======== COLLECTED MATERIAL

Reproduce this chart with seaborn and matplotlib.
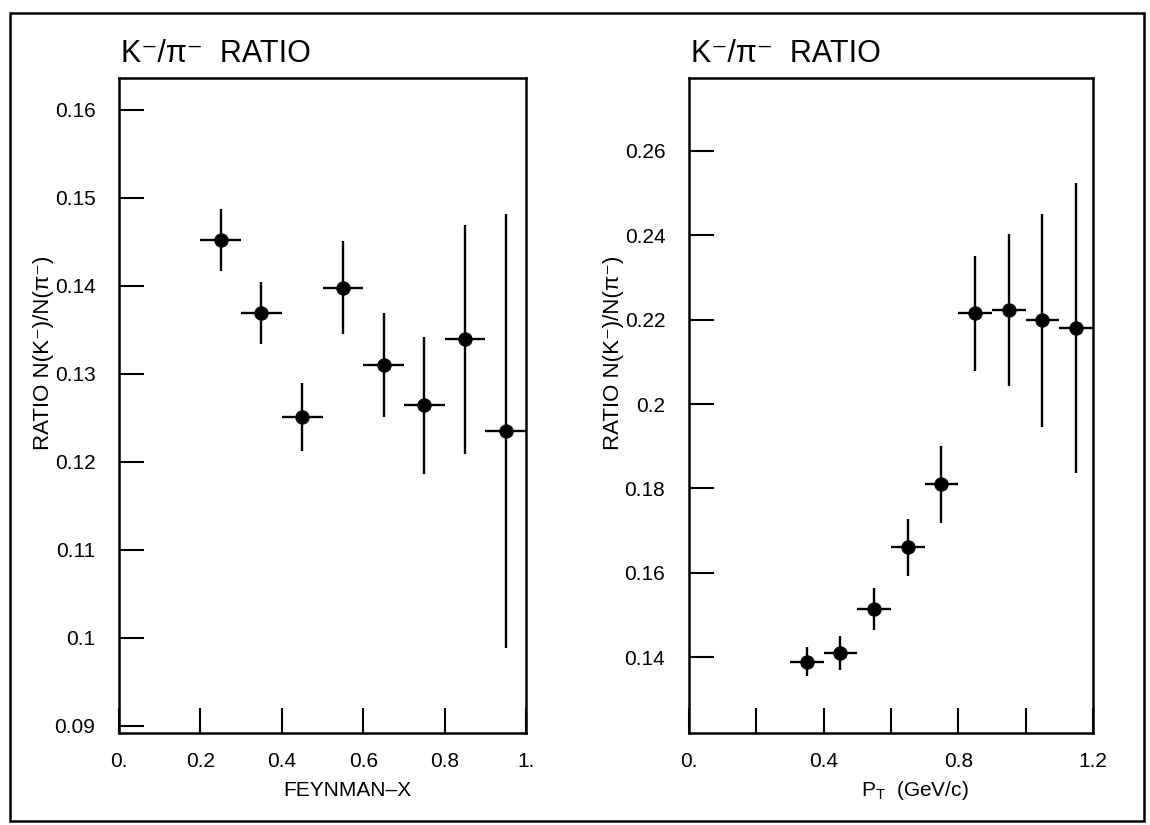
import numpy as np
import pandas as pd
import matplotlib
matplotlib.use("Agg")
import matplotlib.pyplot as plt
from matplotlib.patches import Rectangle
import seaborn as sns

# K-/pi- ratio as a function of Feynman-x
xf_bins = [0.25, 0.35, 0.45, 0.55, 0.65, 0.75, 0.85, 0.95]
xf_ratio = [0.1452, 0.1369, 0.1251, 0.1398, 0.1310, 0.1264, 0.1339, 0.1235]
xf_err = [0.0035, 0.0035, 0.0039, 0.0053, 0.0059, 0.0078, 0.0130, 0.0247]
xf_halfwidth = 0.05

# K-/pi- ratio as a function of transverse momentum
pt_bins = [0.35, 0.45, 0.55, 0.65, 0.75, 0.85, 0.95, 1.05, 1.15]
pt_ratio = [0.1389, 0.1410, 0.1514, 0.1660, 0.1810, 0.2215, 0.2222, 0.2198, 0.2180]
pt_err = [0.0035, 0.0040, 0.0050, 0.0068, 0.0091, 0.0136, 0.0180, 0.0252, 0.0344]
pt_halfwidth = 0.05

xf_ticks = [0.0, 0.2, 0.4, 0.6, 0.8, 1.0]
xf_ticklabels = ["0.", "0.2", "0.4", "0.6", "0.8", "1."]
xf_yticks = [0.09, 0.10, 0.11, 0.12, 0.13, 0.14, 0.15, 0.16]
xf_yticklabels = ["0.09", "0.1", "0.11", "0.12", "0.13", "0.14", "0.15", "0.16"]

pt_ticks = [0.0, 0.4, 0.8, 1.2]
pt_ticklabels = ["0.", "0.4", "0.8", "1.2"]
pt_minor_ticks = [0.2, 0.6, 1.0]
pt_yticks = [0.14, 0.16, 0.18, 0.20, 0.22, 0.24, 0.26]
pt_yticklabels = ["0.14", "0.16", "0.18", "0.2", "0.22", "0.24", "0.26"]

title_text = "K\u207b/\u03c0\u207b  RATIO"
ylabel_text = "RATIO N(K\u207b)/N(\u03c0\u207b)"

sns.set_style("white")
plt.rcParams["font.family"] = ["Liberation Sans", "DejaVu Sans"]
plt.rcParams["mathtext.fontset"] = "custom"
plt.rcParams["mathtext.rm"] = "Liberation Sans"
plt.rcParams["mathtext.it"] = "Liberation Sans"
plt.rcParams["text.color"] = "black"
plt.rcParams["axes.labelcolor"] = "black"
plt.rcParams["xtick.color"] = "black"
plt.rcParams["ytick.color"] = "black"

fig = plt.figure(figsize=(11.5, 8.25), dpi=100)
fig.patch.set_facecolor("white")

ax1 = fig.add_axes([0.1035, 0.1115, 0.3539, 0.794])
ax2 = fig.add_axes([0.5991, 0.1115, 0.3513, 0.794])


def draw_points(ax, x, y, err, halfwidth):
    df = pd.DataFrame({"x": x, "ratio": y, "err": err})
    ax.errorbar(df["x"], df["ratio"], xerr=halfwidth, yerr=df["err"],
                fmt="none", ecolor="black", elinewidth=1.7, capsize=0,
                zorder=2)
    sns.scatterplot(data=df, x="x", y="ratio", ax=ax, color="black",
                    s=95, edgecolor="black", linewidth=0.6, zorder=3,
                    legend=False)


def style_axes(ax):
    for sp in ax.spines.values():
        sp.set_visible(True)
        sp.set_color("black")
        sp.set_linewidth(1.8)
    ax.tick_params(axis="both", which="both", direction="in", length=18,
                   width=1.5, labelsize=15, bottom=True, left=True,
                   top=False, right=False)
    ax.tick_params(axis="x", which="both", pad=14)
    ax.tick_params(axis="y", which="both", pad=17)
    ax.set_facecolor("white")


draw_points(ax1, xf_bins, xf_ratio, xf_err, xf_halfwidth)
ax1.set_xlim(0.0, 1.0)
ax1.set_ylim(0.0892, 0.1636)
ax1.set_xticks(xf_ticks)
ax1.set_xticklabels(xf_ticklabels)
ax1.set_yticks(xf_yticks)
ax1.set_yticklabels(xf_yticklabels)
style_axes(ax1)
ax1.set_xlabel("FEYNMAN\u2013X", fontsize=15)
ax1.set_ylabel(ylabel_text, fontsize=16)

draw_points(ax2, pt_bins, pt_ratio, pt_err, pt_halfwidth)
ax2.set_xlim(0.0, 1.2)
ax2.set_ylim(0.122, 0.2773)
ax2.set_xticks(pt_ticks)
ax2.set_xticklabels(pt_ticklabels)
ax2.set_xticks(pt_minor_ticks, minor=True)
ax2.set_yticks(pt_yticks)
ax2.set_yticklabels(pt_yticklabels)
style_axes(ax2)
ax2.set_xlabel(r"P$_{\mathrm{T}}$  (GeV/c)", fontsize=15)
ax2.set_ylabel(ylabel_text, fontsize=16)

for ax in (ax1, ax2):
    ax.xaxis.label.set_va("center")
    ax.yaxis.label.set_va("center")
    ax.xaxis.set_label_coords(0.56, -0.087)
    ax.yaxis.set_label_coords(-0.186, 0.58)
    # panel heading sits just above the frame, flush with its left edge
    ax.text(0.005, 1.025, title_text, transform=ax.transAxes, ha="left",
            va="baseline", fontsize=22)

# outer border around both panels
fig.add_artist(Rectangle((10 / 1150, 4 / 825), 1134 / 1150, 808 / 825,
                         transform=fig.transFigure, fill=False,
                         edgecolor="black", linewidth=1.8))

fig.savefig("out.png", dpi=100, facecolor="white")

================

SHORT EXERCISE → Gather all lines where the word "matplotlib" appears.

WORKED SOLUTION →
Reproduce this chart with seaborn and matplotlib.
import matplotlib
matplotlib.use("Agg")
import matplotlib.pyplot as plt
from matplotlib.patches import Rectangle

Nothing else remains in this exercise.